The tightening would add to a monetary brake on the economy that has amounted to a 175 basis point cumulative increase in the benchmark interest rate from October 2009 to November last year. The Reserve Bank of Australia has kept the cash rate target unchanged at 4.75 percent since then.

“Interest rates have to go up, but that will have enormous damage on some sectors of the economy that aren’t doing so well,” said Gerry Harvey, executive chairman of No. 1 furniture and electrical retailer Harvey Norman Ltd.

Harvey said consumers of his items had “never had it so good” with a stronger dollar making imported electronics cheaper. By contrast, industries such as manufacturing and tourism are hurting under the currency gains, Treasurer Swan has said.

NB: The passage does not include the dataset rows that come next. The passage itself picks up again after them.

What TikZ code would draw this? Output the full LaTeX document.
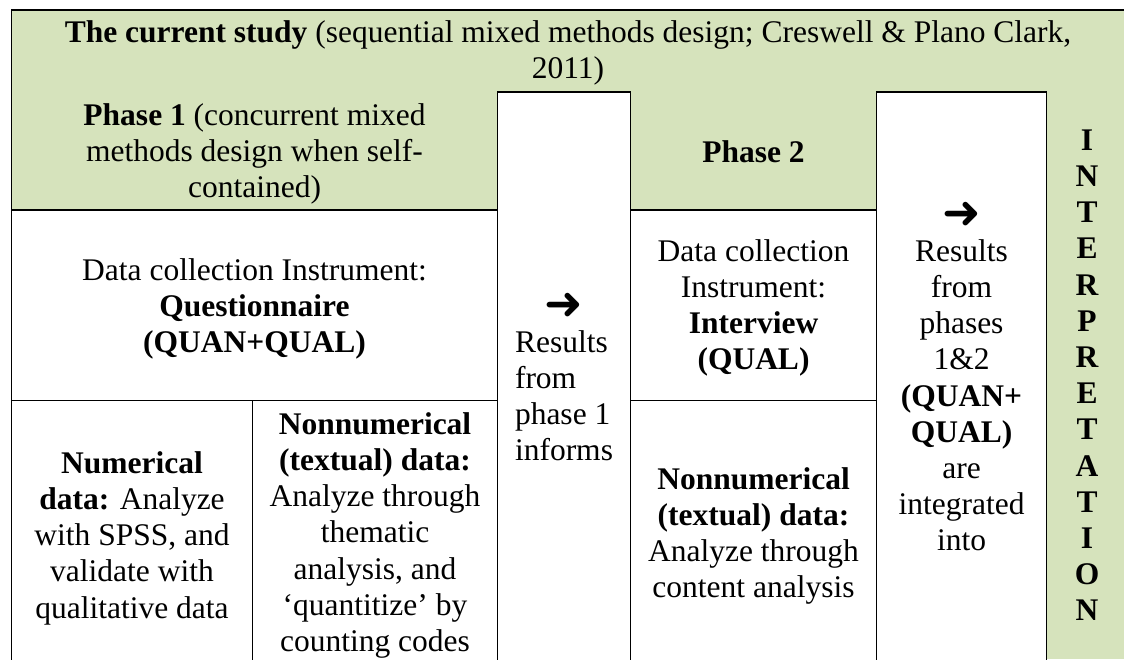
\documentclass[tikz,border=0pt]{standalone}
\usepackage{fontspec}
\setmainfont{Liberation Serif}
\newfontfamily\symf{DejaVu Sans}
\definecolor{cellgreen}{HTML}{D6E3BC}
\newcommand{\firstln}{\rule{0pt}{22pt}}
\tikzset{
  cell/.style={inner sep=0pt, align=center, anchor=north},
  txt/.style={font=\fontsize{31.5}{36.2}\selectfont},
  arrowmark/.style={inner sep=0pt, anchor=center, font=\symf\fontsize{46}{46}\selectfont},
  border/.style={line width=1.3pt, line cap=rect}
}
\begin{document}
\begin{tikzpicture}[x=1pt,y=-1pt]
\useasboundingbox (0,0) rectangle (1124,659);
% backgrounds
\fill[cellgreen] (11.5,10) rectangle (1124,659);
\fill[white] (11.5,210) rectangle (497.5,659);
\fill[white] (497.5,92) rectangle (630.5,659);
\fill[white] (630.5,210) rectangle (876.5,659);
\fill[white] (876.5,92) rectangle (1046.5,659);
% rules
\draw[border] (1124,10) -- (11.5,10) -- (11.5,659);
\draw[border] (11.5,210) -- (497.5,210);
\draw[border] (497.5,659) -- (497.5,92) -- (630.5,92) -- (630.5,659);
\draw[border] (630.5,210) -- (876.5,210);
\draw[border] (876.5,659) -- (876.5,92) -- (1046.5,92) -- (1046.5,659);
\draw[border] (11.5,400.7) -- (497.5,400.7);
\draw[border] (630.5,400.7) -- (876.5,400.7);
\draw[border] (252.3,400.7) -- (252.3,659);
% texts
\node[cell, txt] (hdr) at (568,20)
  {\firstln\textbf{The current study} (sequential mixed methods design; Creswell \& Plano Clark,\\2011)};
\node[cell, txt] (ph1) at (254.5,103)
  {\firstln\textbf{Phase 1} (concurrent mixed\\methods design when self-\\contained)};
\node[cell, txt] (quest) at (254.5,258)
  {\firstln Data collection Instrument:\\\textbf{Questionnaire}\\\textbf{(QUAN+QUAL)}};
\node[cell, txt] (num) at (132,451)
  {\firstln\textbf{Numerical}\\\textbf{data:} Analyze\\with SPSS, and\\validate with\\qualitative data};
\node[cell, txt] (nonnum1) at (375,412)
  {\firstln\textbf{Nonnumerical}\\\textbf{(textual) data:}\\Analyze through\\thematic\\analysis, and\\‘quantitize’ by\\counting codes};
\node[arrowmark] (arr1) at (564,306) {➜};
\node[cell, txt, align=left] (res1) at (564,330)
  {\firstln Results\\from\\phase 1\\informs};
\node[cell, txt] (ph2) at (753.5,140) {\firstln\textbf{Phase 2}};
\node[cell, txt] (inter) at (753.5,239)
  {\firstln Data collection\\Instrument:\\\textbf{Interview}\\\textbf{(QUAL)}};
\node[cell, txt] (nonnum2) at (753.5,467)
  {\firstln\textbf{Nonnumerical}\\\textbf{(textual) data:}\\Analyze through\\content analysis};
\node[arrowmark] (arr2) at (961.5,215) {➜};
\node[cell, txt] (res2) at (961.5,239)
  {\firstln Results\\from\\phases\\1\&2\\\textbf{(QUAN+}\\\textbf{QUAL)}\\are\\integrated\\into};
\node[cell, txt] (interp) at (1087,128)
  {\firstln\textbf{I}\\\textbf{N}\\\textbf{T}\\\textbf{E}\\\textbf{R}\\\textbf{P}\\\textbf{R}\\\textbf{E}\\\textbf{T}\\\textbf{A}\\\textbf{T}\\\textbf{I}\\\textbf{O}\\\textbf{N}};
\end{tikzpicture}
\end{document}
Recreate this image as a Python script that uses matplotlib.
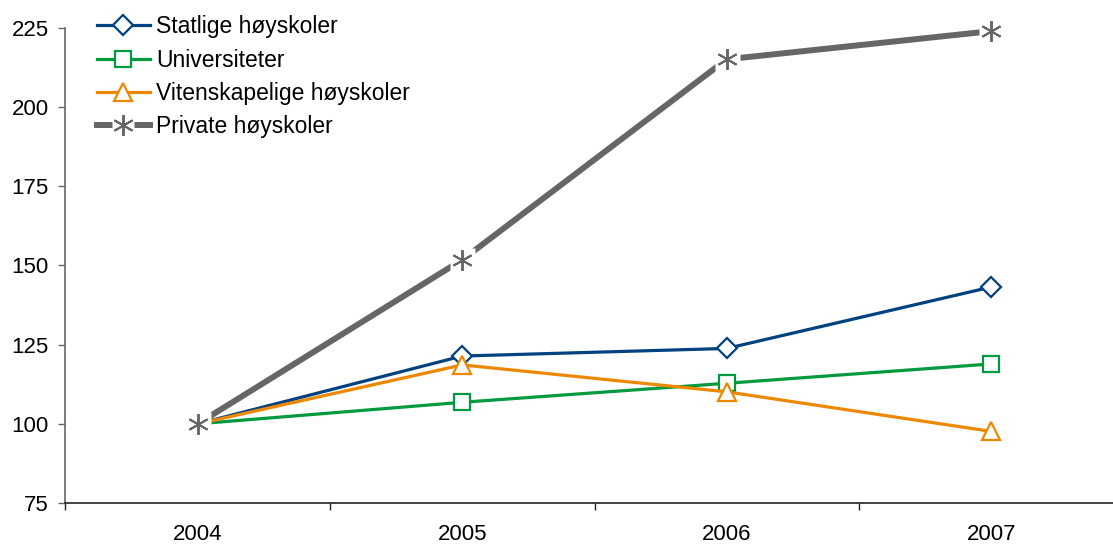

All told, a tighter fiscal stance is appropriate given job gains and strength in commodity exports, according to Art Woo, director of Asia sovereign ratings at Fitch Ratings. “Australia probably needs a combination of tightening to take place in both fiscal and monetary policy,” he said.

Worst Since ‘96

Separate efforts by the Gillard administration to impose a tax on mining companies’ profits and charge companies for their pollution to reduce greenhouse emissions have proven unpopular. Those who would choose the Labor Party as their first pick in an election fell to 31 percent, the lowest since May 1996, according to a Nielsen opinion survey of 1,400 people published in the Age newspaper on April 18.

“Voters are turned off by the carbon tax, the mining tax and the flood tax,” said Nick Economou, political analyst at Melbourne’s Monash University. “The government is drowning and because of its tenuous hold on power, this budget won’t save it,” he predicted.